Bored Wombat wrote:
Snowy123 wrote:
spot1234 wrote:
small technical point; Isn't it winter in the Antarctic now? and don't we know why antarctic sea ice is expanding in the summer anyway?
http://news.nationalgeographic.com/news ... vironment/Of course.
Some people try and argue that it's the Ozone Hole that has created circulation changes that have managed to cool Antarctica over the last 30 years,
I think that the circulation changes are what has insulated Antarctica (apart from West Antarctica) from global warming explains well the (geographical) distribution of the sea ice build-up and loss in Antarctica. I believe that there is evidence that ozone plays a part in the circulation changes, but also evidence that it has not.
Snowy123 wrote:
but I don't buy that explaination, especially since the Ozone Hole has recovered somewhat recently, and we have continued to see an increase in Antarctic Sea Ice.

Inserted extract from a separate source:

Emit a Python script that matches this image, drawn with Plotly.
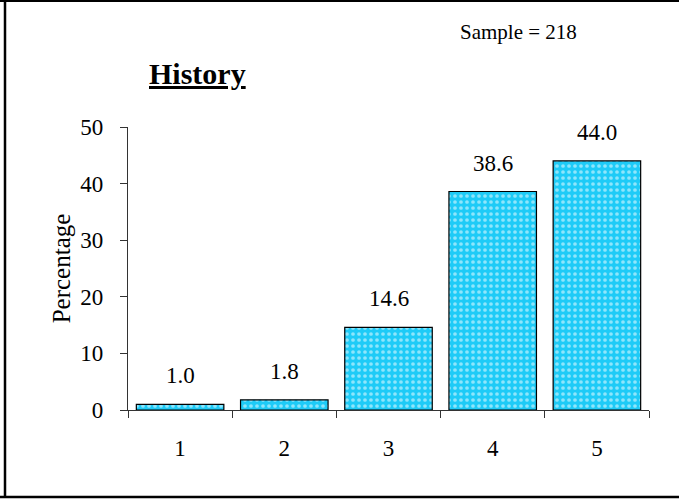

Depending on your meaning of "somewhat". It is still near the deepest and and largest it has ever been, give or take only a few percent, whereas the minimum O₃ concentration in the hole is still half what it was in 1979.
Snowy123 wrote:
Perhaps it is the same reason for why the Arctic Sea Ice is declining... the oceanic oscillations.
I believe the cause of the declining Arctic sea ice is much less complicated. It is attributed to anthropogenic global warming. If it were due to oscillations, it would be oscillating, not declining.
Ozone may have contributed to the cooling of Antarctica, but I think that we need to understand all of the processes first, before we say things with absolute certainty.
Stratospheric Temperatures have started increasing recently (since 1995) which could represent a recovery in the Ozone Layer (
Liu and Weng 2009).
I also think that Ozone Depletion is far more complicated than what most people make it out to be. Anthropogenic CFCs had played a major role in Ozone Depletion, but there were also major natural components like Solar Proton Storms that also depleted the Ozone layer.
I think that most of the warming in the Arctic is probably due to regional climate change up there amplified by Arctic Amplification, but you can not deny that natural variability has played a significant role in Arctic Sea Ice depletion. Various studies that I have read estimate the contribution from natural variability to sea ice decline to be around 40-50% or so.